Our second craft: beautiful dream catchers
I think many people know the meaning behind dream catchers. However, in case you are one of those that don't, I'll write it here, as it's lovely!
The dream catcher has been a part of American Indian culture for generations. Storytellers speak of the spider woman, known as Asibikaashi; she took care of the children and the people on the land. Eventually the Ojibwe Nation spread to the corners of North America and it became difficult for Asibikaashi to reach all the children. So the mothers and grandmothers would weave magical webs for the new-born children, using willow hoops and cordage from plants. They were hung above the cradle to give the infants peaceful, beautiful dreams.
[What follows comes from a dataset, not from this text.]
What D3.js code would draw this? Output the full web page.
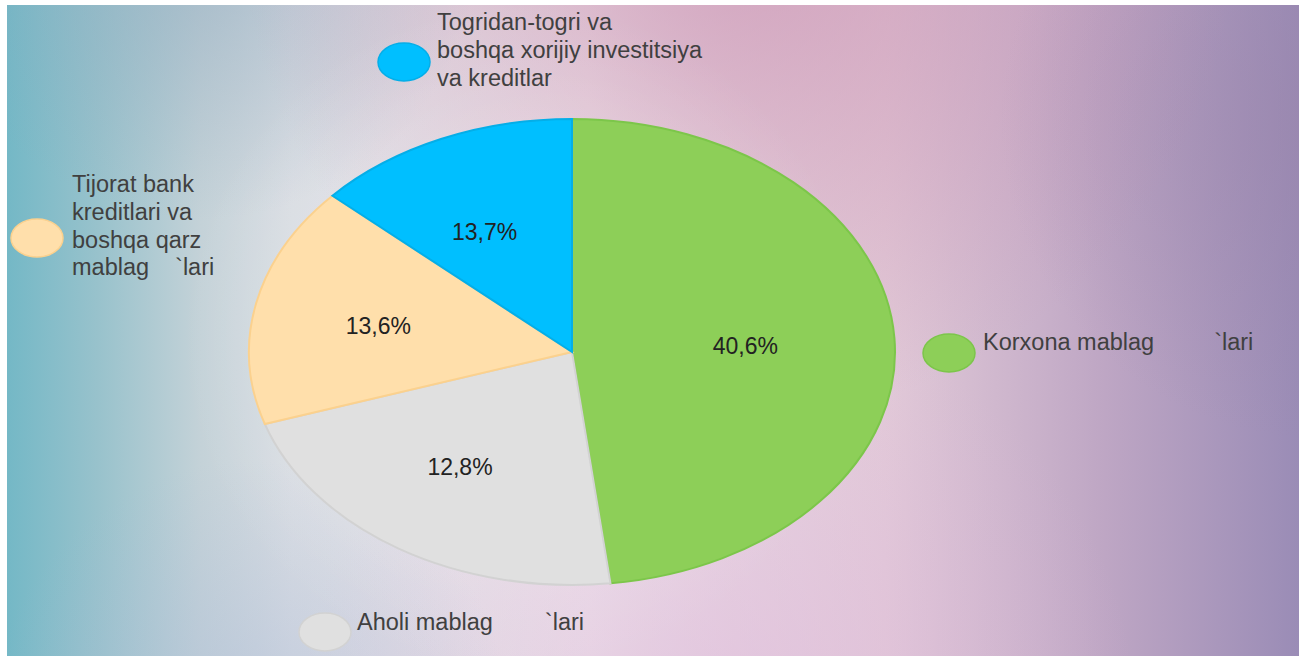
<!DOCTYPE html>
<html>
<head>
<meta charset="utf-8">
<script src="https://cdn.jsdelivr.net/npm/d3@7"></script>
<style>
  html, body { margin: 0; padding: 0; background: #fff; }
  svg { display: block; font-family: "Liberation Sans", Arial, sans-serif; }
</style>
</head>
<body>
<svg id="chart" width="1304" height="660"></svg>
<script>
// ======== Data ========
var categories = ['Korxona mablag`lari', 'Aholi mablag`lari',
    'Tijorat bank kreditlari va boshqa qarz mablag`lari',
    'Togridan-togri va boshqa xorijiy investitsiya va kreditlar'];
// slice shares as drawn in the picture (angle of each slice)
var shares = [48.1, 21.9, 16.7, 13.3];
// percent labels printed on the slices
var labels = ['40,6%', '12,8%', '13,6%', '13,7%'];
var colors = ['#8dcf58', '#e0e0e0', '#ffdfab', '#00bfff'];
var strokes = ['#7cc64a', '#d2d2d2', '#fbd18e', '#04aee8'];

// legend text lines (tspan groups) per category
var legendLines = [
    [['Korxona mablag', '`lari']],
    [['Aholi mablag', '`lari']],
    [['Tijorat bank'], ['kreditlari va'], ['boshqa qarz'], ['mablag', '`lari']],
    [['Togridan-togri va'], ['boshqa xorijiy investitsiya'], ['va kreditlar']]
];

// ======== Layout ========
var W = 1304, H = 660;
var cx = 572, cy = 352, rx = 323, ry = 233;
var legendPos = [
    {mx: 949, my: 353, tx: 983, ty: 350, gap: 60},
    {mx: 325, my: 632, tx: 357, ty: 630, gap: 52},
    {mx: 37, my: 238, tx: 72, ty: 192, gap: 26},
    {mx: 404, my: 62, tx: 437, ty: 30, gap: 0}
];

var svg = d3.select('#chart');
var defs = svg.append('defs');

// ======== Background ========
var base = defs.append('linearGradient').attr('id', 'bgBase')
    .attr('x1', 0).attr('y1', 0).attr('x2', 1).attr('y2', 0);
[[0, '#74b8c6'], [0.07, '#98c2cc'], [0.15, '#c4d2d8'], [0.22, '#d8dce2'],
 [0.45, '#ece2e8'], [0.68, '#e2cad8'], [0.85, '#bea6c4'], [1, '#9a8cb6']].forEach(function (s) {
    base.append('stop').attr('offset', s[0]).attr('stop-color', s[1]);
});

function radial(id, fx, fy, r, color, op) {
    var g = defs.append('radialGradient').attr('id', id)
        .attr('gradientUnits', 'userSpaceOnUse')
        .attr('cx', fx).attr('cy', fy).attr('r', r);
    g.append('stop').attr('offset', 0).attr('stop-color', color).attr('stop-opacity', op);
    g.append('stop').attr('offset', 1).attr('stop-color', color).attr('stop-opacity', 0);
}
radial('bgTop', 740, -80, 500, '#c88cae', 0.7);
radial('bgTopL', 200, -60, 280, '#8aa6bc', 0.55);
radial('bgWhite', 520, 340, 340, '#ffffff', 0.35);
radial('bgBottom', 720, 720, 420, '#deb6dc', 0.55);
radial('bgBottomL', 250, 720, 260, '#a8b8d8', 0.45);
radial('bgRight', 1320, 120, 320, '#9a84aa', 0.5);

var bg = svg.append('g');
['bgBase', 'bgTopL', 'bgTop', 'bgWhite', 'bgBottom', 'bgBottomL', 'bgRight'].forEach(function (id) {
    bg.append('rect')
        .attr('x', 7).attr('y', 5)
        .attr('width', W - 12).attr('height', H - 9)
        .attr('fill', 'url(#' + id + ')');
});

// ======== Pie ========
var pie = d3.pie().sort(null).value(function (d) { return d; });
var arcs = pie(shares);

var arc = d3.arc().innerRadius(0).outerRadius(ry);

var pieG = svg.append('g')
    .attr('transform', 'translate(' + cx + ',' + cy + ') scale(' + (rx / ry) + ',1)');

pieG.selectAll('path')
    .data(arcs)
    .enter()
    .append('path')
    .attr('d', arc)
    .attr('fill', function (d, i) { return colors[i]; })
    .attr('stroke', function (d, i) { return strokes[i]; })
    .attr('stroke-width', 2)
    .attr('vector-effect', 'non-scaling-stroke');

// Percent labels
var labelFrac = 0.575;
svg.append('g').selectAll('text')
    .data(arcs)
    .enter()
    .append('text')
    .attr('x', function (d) {
        var a = (d.startAngle + d.endAngle) / 2;
        return cx + Math.sin(a) * rx * labelFrac - 12;
    })
    .attr('y', function (d) {
        var a = (d.startAngle + d.endAngle) / 2;
        return cy - Math.cos(a) * ry * labelFrac + 10;
    })
    .attr('text-anchor', 'middle')
    .attr('font-size', 23)
    .attr('fill', '#222')
    .text(function (d, i) { return labels[i]; });

// ======== Legend ========
var legend = svg.append('g');
categories.forEach(function (c, i) {
    var p = legendPos[i];
    legend.append('ellipse')
        .attr('cx', p.mx).attr('cy', p.my)
        .attr('rx', 26).attr('ry', 19)
        .attr('fill', colors[i])
        .attr('stroke', strokes[i])
        .attr('stroke-width', 1.5);

    var t = legend.append('text')
        .attr('font-size', 23.5)
        .attr('fill', '#404040');
    legendLines[i].forEach(function (line, j) {
        line.forEach(function (part, k) {
            var ts = t.append('tspan').text(part);
            if (k === 0) {
                ts.attr('x', p.tx).attr('y', p.ty + j * 27.8);
            } else {
                ts.attr('dx', p.gap);
            }
        });
    });
});
</script>
</body>
</html>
The night air is filled with dreams. Good dreams are clear and know the way to the dreamer. They pass through the central hole and gently sliding down the soft feathers. Whereas bad dreams are confused and cannot find their way through the web. They are trapped there until the sun rises and evaporates them, like the morning dew.
These were rather too tricky for 6 year olds to make from scratch. So, in advance, I bound some $1 circular handles, (used to make bags, bought from the $2 shop) with kitchen string. I then weaved the ‘web’, after reading a tutorial on the internet. Furthermore, I prepared 3 lengths of string, with a feather bound at the end of each. The kids could then thread on whichever beads they fancied. Finally, we bound card feathers onto the finished dream catchers. These had each child's name...and their (temporary) American Indian name...already printed on them. I think the kids were all really proud of their creations!
Food glorious food!
Food is always a highlight of any party! I always tend to go over-board though, trying to stick to the theme. However, this time I decided to keep things simple, particularly as there were a number of children with food allergies. Sweet and savory kebabs always work well in these situations. With gluten-free cupcakes to finish.
It's always lovely to watch the kids natter amongst themselves whilst eating. And hilarious to see them gravitate towards the fire to 'roast' their cheesy puffs and marshmallows...!
As usual, I never allow quite enough time for my parties, so before we knew it, parents were arriving. So it was a quick lighting of candles and singing of the Birthday song before heading home..hopefully happy and satisfied!